Leverage and exposure deserve separate attention because they can turn a normal mistake into account-level stress. A margin call is one possible forced-risk event when leveraged exposure moves beyond the account’s ability to maintain required collateral.
Boundary summary: The narrow issue is not whether a trader can avoid every loss. The issue is whether exposure, size, leverage, loss boundaries, and review rules remain controlled when the market creates pressure.
FAQ
What are common risk management mistakes in trading?
Common risk management mistakes in trading include oversizing, overleveraging, moving loss boundaries, overtrading, revenge trading, chasing missed moves, ignoring correlated exposure, and failing to review repeated rule breaks.
When does a trading mistake become a risk-management mistake?
A trading mistake becomes a risk-management mistake when it changes capital at risk, loss containment, leverage, exposure, or review discipline after pressure has already started.
Is poor entry timing the same as poor risk management?
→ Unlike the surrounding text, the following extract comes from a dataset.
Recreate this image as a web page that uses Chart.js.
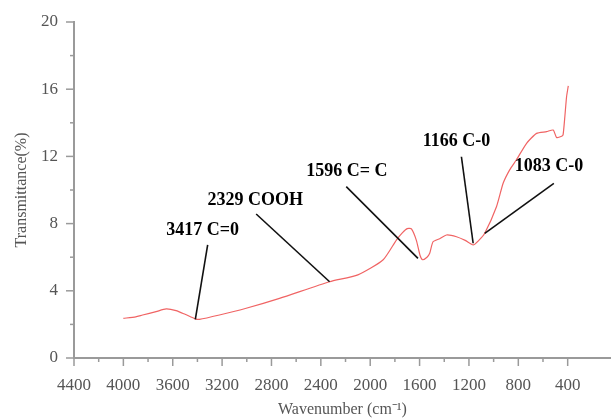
<!DOCTYPE html>
<html>
<head>
<meta charset="utf-8">
<script src="https://cdn.jsdelivr.net/npm/chart.js@4/dist/chart.umd.min.js"></script>
<style>
  html, body { margin: 0; padding: 0; background: #fff; }
  #wrap { width: 611px; height: 419px; position: relative; }
</style>
</head>
<body>
<div id="wrap"><canvas id="ftir"></canvas></div>
<script>
// FTIR spectrum, values
const wavenumber = [4000, 3900, 3844, 3735, 3654, 3573, 3500, 3417, 3384, 3222, 3005, 2735, 2329, 2100, 1897, 1788, 1740, 1700, 1666, 1626, 1596, 1575, 1540, 1518, 1491, 1437, 1382, 1301, 1230, 1166, 1120, 1072, 977, 923, 870, 815, 733, 652, 571, 517, 490, 449, 437, 423, 409, 395];
const transmittance = [2.36, 2.45, 2.56, 2.76, 2.92, 2.82, 2.6, 2.33, 2.30, 2.56, 2.96, 3.55, 4.54, 4.95, 5.83, 7.02, 7.45, 7.7, 7.68, 7.0, 6.1, 5.85, 6.0, 6.23, 6.92, 7.1, 7.32, 7.22, 7.0, 6.73, 7.0, 7.42, 9.0, 10.4, 11.2, 11.8, 12.78, 13.37, 13.47, 13.57, 13.13, 13.2, 13.3, 14.36, 15.55, 16.2];

// peak call-outs: leader line from the peak to the label
const peakLabels = ['3417 C=0', '2329 COOH', '1596 C= C', '1166 C-0', '1083 C-0'];
const leaderFrom = [[3417, 2.3], [2329, 4.54], [1613, 5.93], [1166, 6.83], [1072, 7.42]];
const leaderTo = [[3317, 6.73], [2924, 8.57], [2194, 10.2], [1261, 11.98], [512, 10.4]];
const labelAt = [[3652, 7.62], [3319, 9.4], [2518, 11.09], [1575, 12.88], [829, 11.39]];

const xMajor = [4400, 4000, 3600, 3200, 2800, 2400, 2000, 1600, 1200, 800, 400];
const yMajor = [0, 4, 8, 12, 16, 20];

const axisGrey = '#9a9a9a';
const textGrey = '#555';

const spectrum = wavenumber.map((w, i) => ({ x: w, y: transmittance[i] }));
const leaders = leaderFrom.map((p, i) => ({
  data: [{ x: p[0], y: p[1] }, { x: leaderTo[i][0], y: leaderTo[i][1] }],
  borderColor: '#111',
  borderWidth: 1.6,
  pointRadius: 0,
  order: 0
}));

// small tick marks drawn by hand so minor ticks can be shorter
const tickMarks = {
  id: 'tickMarks',
  afterDraw(chart) {
    const { ctx, scales: { x, y }, chartArea } = chart;
    ctx.save();
    ctx.strokeStyle = axisGrey;
    ctx.lineWidth = 1.5;
    for (let v = 4400; v >= 400; v -= 200) {
      const px = x.getPixelForValue(v);
      const len = v % 400 === 0 ? 8 : 4;
      ctx.beginPath();
      ctx.moveTo(px, chartArea.bottom);
      ctx.lineTo(px, chartArea.bottom + len);
      ctx.stroke();
    }
    for (let v = 0; v <= 20; v += 2) {
      const py = y.getPixelForValue(v);
      const len = v % 4 === 0 ? 8 : 4;
      ctx.beginPath();
      ctx.moveTo(chartArea.left, py);
      ctx.lineTo(chartArea.left - len, py);
      ctx.stroke();
    }
    // peak labels
    ctx.fillStyle = '#000';
    ctx.font = 'bold 18px "Liberation Serif", "DejaVu Serif", serif';
    ctx.textBaseline = 'middle';
    ctx.textAlign = 'left';
    peakLabels.forEach((t, i) => {
      ctx.fillText(t, x.getPixelForValue(labelAt[i][0]), y.getPixelForValue(labelAt[i][1]));
    });
    ctx.restore();
  }
};

new Chart(document.getElementById('ftir'), {
  type: 'line',
  data: {
    datasets: [{
      data: spectrum,
      borderColor: 'rgb(240, 100, 100)',
      borderWidth: 1.2,
      pointRadius: 0,
      tension: 0.2,
      order: 1
    }, ...leaders]
  },
  options: {
    responsive: true,
    maintainAspectRatio: false,
    animation: false,
    layout: { padding: { top: 22, right: 0, left: 0, bottom: 0 } },
    plugins: { legend: { display: false }, tooltip: { enabled: false } },
    scales: {
      x: {
        type: 'linear',
        reverse: true,
        min: 49,
        max: 4400,
        afterBuildTicks: s => { s.ticks = xMajor.map(v => ({ value: v })); },
        afterFit: s => { s.height = 61; },
        grid: { display: false },
        border: { display: true, color: axisGrey, width: 2 },
        ticks: {
          padding: 9,
          color: textGrey,
          maxRotation: 0,
          autoSkip: false,
          callback: v => String(v),
          font: { family: '"Liberation Serif", serif', size: 17 }
        },
        title: {
          display: true,
          text: 'Wavenumber (cm\u207B\u00B9)',
          color: textGrey,
          padding: { top: 0, bottom: 0 },
          font: { family: '"Liberation Serif", serif', size: 16 }
        }
      },
      y: {
        min: 0,
        max: 20,
        afterBuildTicks: s => { s.ticks = yMajor.map(v => ({ value: v })); },
        afterFit: s => { s.width = 74; },
        grid: { display: false },
        border: { display: true, color: axisGrey, width: 2 },
        ticks: {
          padding: 8,
          color: textGrey,
          callback: v => String(v),
          font: { family: '"Liberation Serif", serif', size: 17 }
        },
        title: {
          display: true,
          text: 'Transmittance(%)',
          color: textGrey,
          padding: { top: 12, bottom: 0 },
          font: { family: '"Liberation Serif", serif', size: 16 }
        }
      }
    }
  },
  plugins: [tickMarks]
});
</script>
</body>
</html>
Poor entry timing is not automatically poor risk management. It becomes a risk-management issue when the trader responds by increasing size, shifting the boundary, adding correlated exposure, or ignoring the original plan.
Why can overtrading increase risk even when each trade looks small?
Overtrading can increase risk because repeated decisions may stack exposure, costs, volatility sensitivity, or emotional pressure. The combined footprint can be larger than each individual trade suggests.